Govt, private sector shift focus to biodiversity loss reduction 

WWF Country Director Mr. Simon Peter Weredwong

WWF Country Director Mr. Simon Peter Weredwong signing the commitment board (PHOTO/Courtesy).

Conservationists working with government of Uganda have signed a much sought-after biodiversity conservation commitments.

The signing, held in Kampala this month was presided over by Minister of State for Energy, Hon. Okasai Opolot who commended the efforts of World Wide Fund for Nature Uganda (WWF) championing the conservation drive.

Okasai assured sector players of Government support in the fight against biodiversity loss.

Preventing biodiversity loss is a government priority, he committed.

He also asked the rest of the stakeholders involved to implement the commitments made.

“We have degraded our environment to the level of to whom it may concern which is very dangerous. We need to look internally at ourselves. We have cut down our forests and destroyed water bodies. We need to find ways of ensuring conservation of biodiversity,” he said.

WWF Country Director Mr. Simon Peter Weredwong, called upon the Government of Uganda to prioritise biodiversity in order to protect the environment.

“The commitments being made by different stakeholders are helping us strengthen action towards biodiversity conservation. It is also going to help strengthen local linkages within existing and on-going efforts and it is helping us build momentum for more engagements for biodiversity sustainability. The world is now seeing us from a different perspective,” Mr. Weredwong said.

He also said that if Uganda as a country chose to do nothing about conservation of biodiversity, “then we may be choosing to give way to our biodiversity to go to extinction and yet life without biodiversity is impossible, biodiversity is everything to us in terms of life. Therefore we need to commit to conserving it for our own benefit and for future generations.”


Looking at the commitments is strengthening local level actions and responsibility for conservation.

Agriculture and energy sector development have contributed the most to destruction of biodiversity according to Dr. Robert Nabanyumya, consultant sustainable land management.

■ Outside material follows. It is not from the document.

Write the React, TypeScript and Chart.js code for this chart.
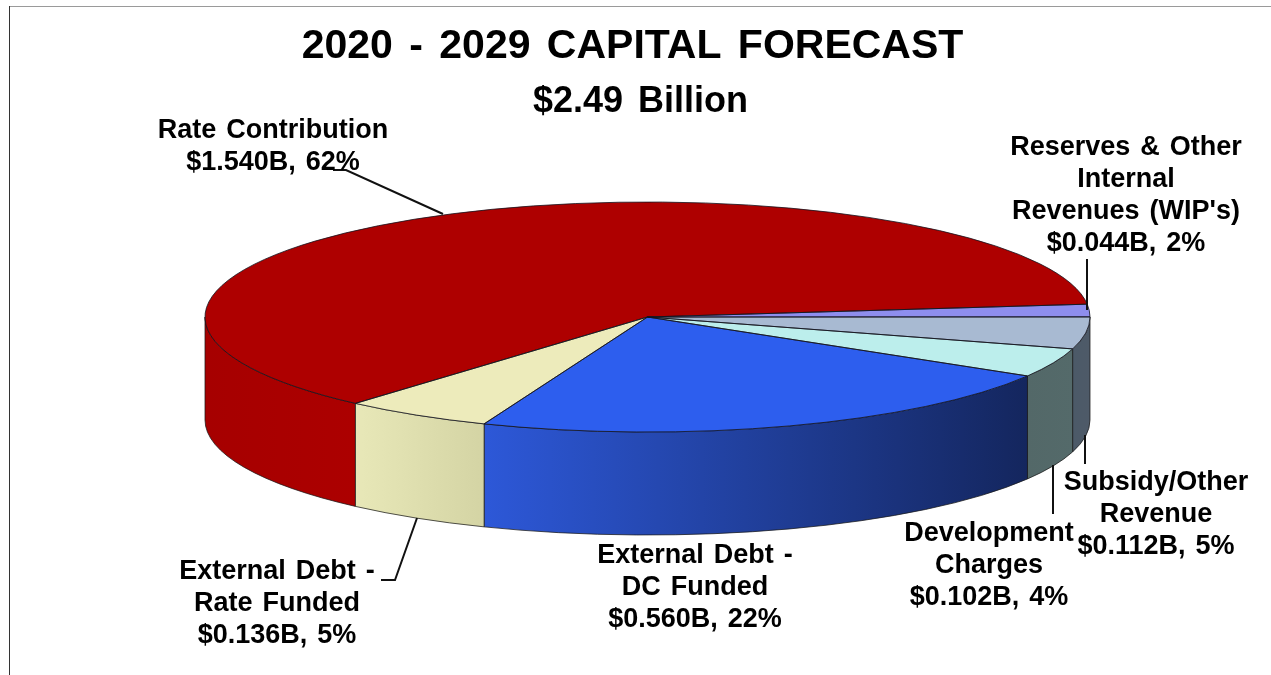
import React, { useEffect, useRef } from "react";
import { Chart, registerables } from "chart.js";

Chart.register(...registerables);

const TITLE = "2020 - 2029 CAPITAL FORECAST";
const SUBTITLE = "$2.49 Billion";
const sliceNames = ["Rate Contribution", "Reserves & Other Internal Revenues (WIP's)", "Subsidy/Other Revenue", "Development Charges", "External Debt - DC Funded", "External Debt - Rate Funded"];
const amounts = [1.54, 0.044, 0.112, 0.102, 0.56, 0.136];
const percents = [62, 2, 5, 4, 22, 5];
const labelLines = [
  ["Rate Contribution"],
  ["Reserves & Other", "Internal", "Revenues (WIP's)"],
  ["Subsidy/Other", "Revenue"],
  ["Development", "Charges"],
  ["External Debt -", "DC Funded"],
  ["External Debt -", "Rate Funded"],
];

// styles
const topColors = ["#AE0000", "#8E8EEE", "#A8BAD2", "#BCEEEC", "#2D5EEE", "#EDEBBB"];
const wallFrom = ["#A60000", "#6A6AB0", "#4C5A68", "#536868", "#2D58D8", "#E8E8B8"];
const wallTo = ["#AC0000", "#6A6AB0", "#4E5A68", "#546A6A", "#14265E", "#D4D4A4"];
// layout of the tilted pie
const CX = 647.5, CY = 317, RX = 442.5, RY = 115, DEPTH = 103;
const ROTATION = 221.3;
const labelCenters = [[273, 131], [1126, 148], [1156, 483], [989, 534], [695, 556], [277, 572]];
const LINE_H = 32;
const leaders = [
  [[333, 170], [346, 170], [443, 214]],
  [[1087, 259], [1087, 310]],
  [[1085, 435], [1085, 464]],
  [[1053, 465], [1053, 514]],
  [[417, 518], [395, 580], [381, 580]],
];

const FONT = '"Liberation Sans", Arial, sans-serif';

const pie3d = {
  id: "pie3d",
  beforeDraw(chart: any) {
    const { ctx, width, height } = chart;
    ctx.save();
    ctx.fillStyle = "#fff";
    ctx.fillRect(0, 0, width, height);
    ctx.fillStyle = "#9a9a9a";
    ctx.fillRect(9, 6, width - 9, 1);
    ctx.fillStyle = "#333";
    ctx.fillRect(9, 6, 1, height - 6);
    ctx.restore();
    ctx.wordSpacing = "5px";
  },
  afterLayout(chart: any) {
    for (const b of chart.boxes) {
      if (b.options && b.options.text === TITLE) { b.left -= 3; b.right -= 3; }
      if (b.options && b.options.text === SUBTITLE) { b.left += 5; b.right += 5; }
    }
  },
  beforeDatasetsDraw(chart: any) {
    const ctx = chart.ctx;
    ctx.wordSpacing = "0px";
    const arcs = chart.getDatasetMeta(0).data;
    // walls: the part of each slice's rim that faces the viewer
    ctx.save();
    ctx.lineWidth = 1;
    ctx.strokeStyle = "rgba(25,25,25,0.75)";
    arcs.forEach((arc: any, i: number) => {
      const { startAngle, endAngle } = arc.getProps(["startAngle", "endAngle"], true);
      for (let k = -1; k < 3; k++) {
        const a = Math.max(startAngle, 2 * Math.PI * k);
        const b = Math.min(endAngle, 2 * Math.PI * k + Math.PI);
        if (b <= a) continue;
        const x1 = CX + RX * Math.cos(a), x2 = CX + RX * Math.cos(b);
        const g = ctx.createLinearGradient(Math.min(x1, x2), 0, Math.max(x1, x2), 0);
        g.addColorStop(0, wallFrom[i]);
        g.addColorStop(1, wallTo[i]);
        ctx.beginPath();
        ctx.ellipse(CX, CY, RX, RY, 0, a, b, false);
        ctx.lineTo(x2, CY + RY * Math.sin(b) + DEPTH);
        ctx.ellipse(CX, CY + DEPTH, RX, RY, 0, b, a, true);
        ctx.closePath();
        ctx.fillStyle = g;
        ctx.fill();
        ctx.stroke();
      }
    });
    ctx.restore();
    // squash the library's round pie into the tilted ellipse
    const first = arcs[0];
    const R = first.outerRadius;
    ctx.save();
    ctx.translate(CX, CY);
    ctx.scale(RX / R, RY / R);
    ctx.translate(-first.x, -first.y);
  },
  afterDatasetsDraw(chart: any) {
    const ctx = chart.ctx;
    ctx.restore();
    const arcs = chart.getDatasetMeta(0).data;
    ctx.save();
    ctx.lineWidth = 1;
    ctx.strokeStyle = "rgba(20,20,30,0.8)";
    arcs.forEach((arc: any) => {
      ctx.beginPath();
      ctx.moveTo(CX, CY);
      ctx.ellipse(CX, CY, RX, RY, 0, arc.startAngle, arc.endAngle, false);
      ctx.closePath();
      ctx.stroke();
    });
    ctx.strokeStyle = "#111";
    ctx.lineWidth = 2;
    leaders.forEach((pts) => {
      ctx.beginPath();
      pts.forEach((p, j) => (j ? ctx.lineTo(p[0], p[1]) : ctx.moveTo(p[0], p[1])));
      ctx.stroke();
    });
    ctx.font = `bold 27px ${FONT}`;
    ctx.wordSpacing = "2.5px";
    ctx.fillStyle = "#000";
    ctx.textAlign = "center";
    ctx.textBaseline = "middle";
    labelLines.forEach((lines, i) => {
      const all = [...lines, `$${amounts[i].toFixed(3)}B, ${percents[i]}%`];
      all.forEach((t, j) => ctx.fillText(t, labelCenters[i][0], labelCenters[i][1] + j * LINE_H));
    });
    ctx.restore();
  },
};

export default function App() {
  const ref = useRef<HTMLCanvasElement>(null);
  useEffect(() => {
    const chart = new Chart(ref.current as HTMLCanvasElement, {
      type: "pie",
      data: {
        labels: sliceNames,
        datasets: [{ data: amounts, backgroundColor: topColors, borderWidth: 0, clip: false } as any],
      },
      options: {
        responsive: false,
        animation: false,
        events: [],
        rotation: ROTATION,
        layout: { padding: 0 },
        plugins: {
          legend: { display: false },
          tooltip: { enabled: false },
          title: {
            display: true,
            text: TITLE,
            color: "#000",
            font: { family: FONT, size: 41, weight: "bold", lineHeight: 1.2 },
            padding: { top: 22, bottom: 2 },
          },
          subtitle: {
            display: true,
            text: SUBTITLE,
            color: "#000",
            font: { family: FONT, size: 36, weight: "bold", lineHeight: 1.2 },
            padding: { top: 7, bottom: 10 },
          },
        },
      } as any,
      plugins: [pie3d],
    });
    return () => chart.destroy();
  }, []);
  return (
    <div style={{ position: "fixed", left: 0, top: 0, width: 1271, height: 675 }}>
      <canvas ref={ref} width={1271} height={675} style={{ display: "block" }} />
    </div>
  );
}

Therefore some commitments include: restoration of degraded habitats and planning for indigenous trees particularly agroforestry and the promotion sustainable of land management practices among smallholder farmers.

He added that in the energy sector, we should look at establishing wood energy plantations, promote and incentivise use of alternative energy sources, promoting and installing efficient cook stoves and equipment such as pressure cookers

How does biodiversity conservation benefit humans?

According to a 2019 report by the Organisation for Economic Co-operation and Development, biodiversity serves humans through ecosystem benefits like crop pollination, water purification, flood protection, and carbon sequestration.

In addition, the existence of our planet’s countless varied species in their natural habitats helps humans survive and thrive.

However, the planet is facing a severe biodiversity loss crisis unseen in human history.

This crisis, in turn, threatens food security, livelihoods, economic equality, and human health.

A 2019 UN report found that roughly one million plant and animal species are currently threatened with extinction. The report also states that about 75 percent of the land-based environment and 66 percent of the marine environment has been “significantly altered” by humans; 23 percent of the global land surface has reduced productivity from land degradation. In addition, between 100 and 300 million people are at a higher risk of hurricanes and floods due to coastal habitat loss.